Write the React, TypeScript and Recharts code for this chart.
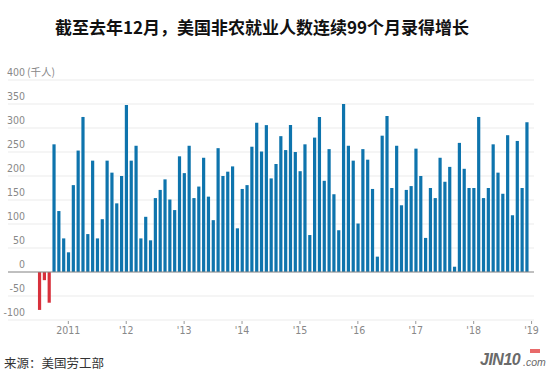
import React from 'react';
import { BarChart, Bar, Cell, XAxis, YAxis, CartesianGrid, ReferenceLine } from 'recharts';

// monthly nonfarm payroll change, thousands (Jan..Dec); null = not drawn
const v2010 = [null, null, null, null, null, null, -79, -17, -64, 266, 127, 70];
const v2011 = [41, 181, 253, 323, 79, 232, 70, 110, 232, 207, 143, 200];
const v2012 = [348, 232, 263, 70, 115, 66, 154, 171, 193, 151, 129, 241];
const v2013 = [206, 263, 154, 178, 238, 157, 108, 258, 200, 209, 220, 91];
const v2014 = [173, 181, 261, 311, 251, 306, 195, 225, 283, 254, 306, 250];
const v2015 = [210, 266, 77, 280, 323, 190, 256, 162, 87, 350, 263, 232];
const v2016 = [101, 256, 234, 173, 32, 284, 325, 175, 263, 139, 171, 179];
const v2017 = [257, 200, 71, 175, 154, 238, 188, 219, 11, 269, 215, 175];
const v2018 = [175, 323, 154, 175, 266, 207, 163, 285, 118, 273, 175, 312];
const v2019 = [null];

const years = [2010, 2011, 2012, 2013, 2014, 2015, 2016, 2017, 2018, 2019];
const yearValues = [v2010, v2011, v2012, v2013, v2014, v2015, v2016, v2017, v2018, v2019];

const xTickLabels: Record<string, string> = {
    '2011-01': '2011', '2012-01': "'12", '2013-01': "'13", '2014-01': "'14", '2015-01': "'15",
    '2016-01': "'16", '2017-01': "'17", '2018-01': "'18", '2019-01': "'19",
};
const yTicks = [-100, -50, 0, 50, 100, 150, 200, 250, 300, 350, 400];

const data = years.flatMap((yr, i) =>
    yearValues[i].map((v, m) => ({ month: `${yr}-${String(m + 1).padStart(2, '0')}`, value: v }))
);

const BLUE = '#0e74ad';
const RED = '#d8313c';
const TICK_FONT = "'Liberation Sans Narrow', 'DejaVu Sans Condensed', 'Liberation Sans', sans-serif";

const XTick = (props: any) => {
    const { x, y, payload } = props;
    const label = xTickLabels[payload.value];
    if (!label) return null;
    return (
        <g>
            <line x1={x} x2={x} y1={y + 1} y2={y + 4} stroke="#999" strokeWidth={1} />
            <text x={x} y={y + 14} textAnchor="middle" fontSize={10.5} fill="#888" fontFamily={TICK_FONT}>{label}</text>
        </g>
    );
};

const YTick = (props: any) => {
    const { y, payload } = props;
    const v = payload.value;
    return (
        <g>
            <text x={25} y={y - 4} textAnchor="end" fontSize={10.5} fill="#888" fontFamily={TICK_FONT}>{v}</text>
            {v === 400 && (
                <text x={27} y={y - 4} textAnchor="start" fontSize={10.5} fill="#888" fontFamily="'Noto Sans CJK SC', sans-serif">(千人)</text>
            )}
        </g>
    );
};

export default function App() {
    return (
        <div style={{ position: 'absolute', left: 0, top: 0, width: 550, height: 375, background: '#fff', overflow: 'hidden' }}>
            <div style={{ position: 'absolute', left: -13, top: 15, width: 550, textAlign: 'center', fontFamily: "'Noto Sans CJK SC', sans-serif", fontWeight: 700, fontSize: 17, color: '#111', lineHeight: '24px' }}>
                截至去年12月，美国非农就业人数连续99个月录得增长
            </div>
            <BarChart width={550} height={375} data={data} margin={{ top: 80, right: 16, bottom: 35, left: -22 }} barCategoryGap={0}>
                <CartesianGrid vertical={false} stroke="#ebebeb" />
                <XAxis dataKey="month" height={20} axisLine={false} tickLine={false} tickSize={0} tickMargin={0} interval={0} tick={<XTick />} />
                <YAxis width={30} domain={[-100, 400]} ticks={yTicks} interval={0} axisLine={false} tickLine={false} tick={<YTick />} />
                <ReferenceLine y={0} stroke="#8a8a8a" strokeWidth={1} />
                <Bar dataKey="value" barSize={3.2} isAnimationActive={false}>
                    {data.map((d, i) => (
                        <Cell key={i} fill={d.value !== null && d.value < 0 ? RED : BLUE} />
                    ))}
                </Bar>
            </BarChart>
            <div style={{ position: 'absolute', left: 4, top: 355, fontFamily: "'Noto Sans CJK SC', sans-serif", fontSize: 12.5, color: '#333', lineHeight: '16px' }}>
                来源：美国劳工部
            </div>
            <div style={{ position: 'absolute', left: 480, top: 348, width: 64, height: 24, fontFamily: "'Liberation Sans', sans-serif", color: '#6a6a6a' }}>
                <span style={{ position: 'absolute', left: 0, top: 3, fontSize: 16, fontWeight: 700, fontStyle: 'italic', letterSpacing: -0.5 }}>JIN10</span>
                <span style={{ position: 'absolute', left: 43, top: 8, fontSize: 10.5, fontStyle: 'italic' }}>.com</span>
                <span style={{ position: 'absolute', left: 50, top: 1, width: 10, height: 4, background: '#e86a6a' }} />
            </div>
        </div>
    );
}
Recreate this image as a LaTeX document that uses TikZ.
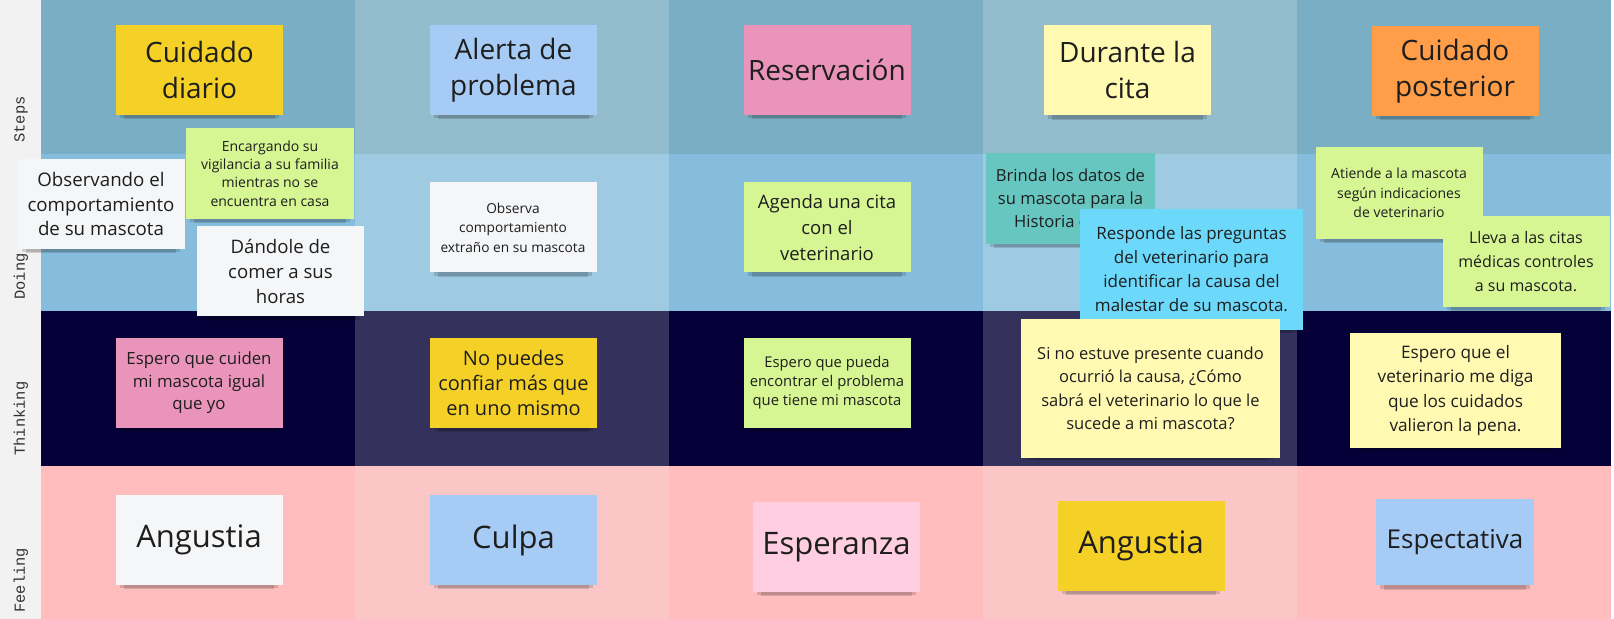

+---+

Aim of the exercise —
Reproduce all of the material exactly, apart from the pictures.

Exercise solution —
Write the React, TypeScript and Recharts code for this chart.
import React from 'react';
import { BarChart, Bar, Cell, XAxis, YAxis, CartesianGrid, ReferenceLine } from 'recharts';

// monthly nonfarm payroll change, thousands (Jan..Dec); null = not drawn
const v2010 = [null, null, null, null, null, null, -79, -17, -64, 266, 127, 70];
const v2011 = [41, 181, 253, 323, 79, 232, 70, 110, 232, 207, 143, 200];
const v2012 = [348, 232, 263, 70, 115, 66, 154, 171, 193, 151, 129, 241];
const v2013 = [206, 263, 154, 178, 238, 157, 108, 258, 200, 209, 220, 91];
const v2014 = [173, 181, 261, 311, 251, 306, 195, 225, 283, 254, 306, 250];
const v2015 = [210, 266, 77, 280, 323, 190, 256, 162, 87, 350, 263, 232];
const v2016 = [101, 256, 234, 173, 32, 284, 325, 175, 263, 139, 171, 179];
const v2017 = [257, 200, 71, 175, 154, 238, 188, 219, 11, 269, 215, 175];
const v2018 = [175, 323, 154, 175, 266, 207, 163, 285, 118, 273, 175, 312];
const v2019 = [null];

const years = [2010, 2011, 2012, 2013, 2014, 2015, 2016, 2017, 2018, 2019];
const yearValues = [v2010, v2011, v2012, v2013, v2014, v2015, v2016, v2017, v2018, v2019];

const xTickLabels: Record<string, string> = {
    '2011-01': '2011', '2012-01': "'12", '2013-01': "'13", '2014-01': "'14", '2015-01': "'15",
    '2016-01': "'16", '2017-01': "'17", '2018-01': "'18", '2019-01': "'19",
};
const yTicks = [-100, -50, 0, 50, 100, 150, 200, 250, 300, 350, 400];

const data = years.flatMap((yr, i) =>
    yearValues[i].map((v, m) => ({ month: `${yr}-${String(m + 1).padStart(2, '0')}`, value: v }))
);

const BLUE = '#0e74ad';
const RED = '#d8313c';
const TICK_FONT = "'Liberation Sans Narrow', 'DejaVu Sans Condensed', 'Liberation Sans', sans-serif";

const XTick = (props: any) => {
    const { x, y, payload } = props;
    const label = xTickLabels[payload.value];
    if (!label) return null;
    return (
        <g>
            <line x1={x} x2={x} y1={y + 1} y2={y + 4} stroke="#999" strokeWidth={1} />
            <text x={x} y={y + 14} textAnchor="middle" fontSize={10.5} fill="#888" fontFamily={TICK_FONT}>{label}</text>
        </g>
    );
};

const YTick = (props: any) => {
    const { y, payload } = props;
    const v = payload.value;
    return (
        <g>
            <text x={25} y={y - 4} textAnchor="end" fontSize={10.5} fill="#888" fontFamily={TICK_FONT}>{v}</text>
            {v === 400 && (
                <text x={27} y={y - 4} textAnchor="start" fontSize={10.5} fill="#888" fontFamily="'Noto Sans CJK SC', sans-serif">(千人)</text>
            )}
        </g>
    );
};

export default function App() {
    return (
        <div style={{ position: 'absolute', left: 0, top: 0, width: 550, height: 375, background: '#fff', overflow: 'hidden' }}>
            <div style={{ position: 'absolute', left: -13, top: 15, width: 550, textAlign: 'center', fontFamily: "'Noto Sans CJK SC', sans-serif", fontWeight: 700, fontSize: 17, color: '#111', lineHeight: '24px' }}>
                截至去年12月，美国非农就业人数连续99个月录得增长
            </div>
            <BarChart width={550} height={375} data={data} margin={{ top: 80, right: 16, bottom: 35, left: -22 }} barCategoryGap={0}>
                <CartesianGrid vertical={false} stroke="#ebebeb" />
                <XAxis dataKey="month" height={20} axisLine={false} tickLine={false} tickSize={0} tickMargin={0} interval={0} tick={<XTick />} />
                <YAxis width={30} domain={[-100, 400]} ticks={yTicks} interval={0} axisLine={false} tickLine={false} tick={<YTick />} />
                <ReferenceLine y={0} stroke="#8a8a8a" strokeWidth={1} />
                <Bar dataKey="value" barSize={3.2} isAnimationActive={false}>
                    {data.map((d, i) => (
                        <Cell key={i} fill={d.value !== null && d.value < 0 ? RED : BLUE} />
                    ))}
                </Bar>
            </BarChart>
            <div style={{ position: 'absolute', left: 4, top: 355, fontFamily: "'Noto Sans CJK SC', sans-serif", fontSize: 12.5, color: '#333', lineHeight: '16px' }}>
                来源：美国劳工部
            </div>
            <div style={{ position: 'absolute', left: 480, top: 348, width: 64, height: 24, fontFamily: "'Liberation Sans', sans-serif", color: '#6a6a6a' }}>
                <span style={{ position: 'absolute', left: 0, top: 3, fontSize: 16, fontWeight: 700, fontStyle: 'italic', letterSpacing: -0.5 }}>JIN10</span>
                <span style={{ position: 'absolute', left: 43, top: 8, fontSize: 10.5, fontStyle: 'italic' }}>.com</span>
                <span style={{ position: 'absolute', left: 50, top: 1, width: 10, height: 4, background: '#e86a6a' }} />
            </div>
        </div>
    );
}
Recreate this image as a LaTeX document that uses TikZ.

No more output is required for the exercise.